Nr. 39 Ministerrat, Wien, 29. März 1849 - Retrodigitalisat (PDF)
- RS.Reinschrift; P.Protokoll Marherr; VS.Vorsitz Schwarzenberg; anw.anwesend Stadion, Krauß, Bach, Cordon, Bruck, Thinnfeld, Kulmer;BdE.Bestätigung der Einsicht (Schwarzenberg 30. 3.), Krauß 28. 6., Bach 28. 6., Cordon, Bruck, Thinnfeld 27. 7., Kulmer 28. 6.); außerdem anw.anwesend Welden.
MRZ. 937 – KZ. fehlt –
- I. Vortrag des Feldmarschalls Fürsten Windischgrätz wegen Beiziehung russischer Hilfstruppen gegen ungarische Aufständische
- II. Journalkautionen in Wien während des Belagerungsstandes
- III. Bitte der Grenzer um Erlaß von Vorschußrückzahlungen
- IV. Aushilfskasse für die Pester Kaufmannschaft
- V. Ablösung des Lannaschen Schwemmprivilegiums
- VI. Zulassung von Juden zum Hausbesitz
- VII. Einholung der Bewilligung des Ministeriums zur gerichtlichen Verfolgung von Preßangriffen auf dasselbe
- VIII. Begnadigungsgesuch des Sachsen-Coburgschen Jägers
- IX. Regelung des militärischen Avancements der Hofchargen
Protokoll der Sitzung des Ministerrates gehalten zu Wien am 29. März 1849 unter dem Vorsitze des Ministerpräsidenten, Ministers des Äußern und des Hauses Fürsten v. Schwarzenberg.

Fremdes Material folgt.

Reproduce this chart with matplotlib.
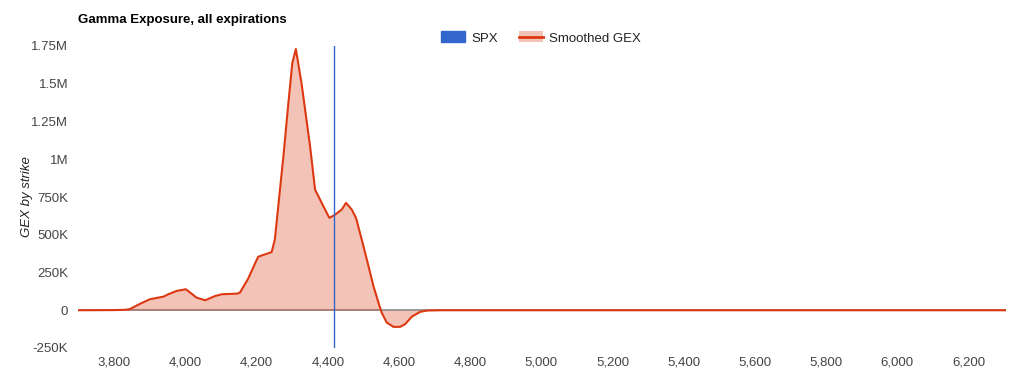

I. Vortrag des Feldmarschalls Fürsten Windischgrätz wegen Beiziehung russischer Hilfstruppen gegen ungarische Aufständische
Der gefertigte Ministerpräsident eröffnete die Sitzung mit dem ihm von Sr. Majestät zugekommenen Vortrage des Feldmarschalls Fürsten v. Windischgrätz, womit derselbe wegen Unzulänglichkeit seiner Streitkräfte zur Bezwingung der ungrischen, 80.000 wohlgerüstete Streiter zählenden Insurgentenarmee, wenn nicht binnen längstens acht Tagen der Fall von Komorn eine günstige Wendung unserer Verhältnisse in Ungern bewirkt, die Hülfe Rußlands, und zwar mit 40.000 Mann in Oberungern und mit 20.000 Mann in Siebenbürgen, in Anspruch nimmt1.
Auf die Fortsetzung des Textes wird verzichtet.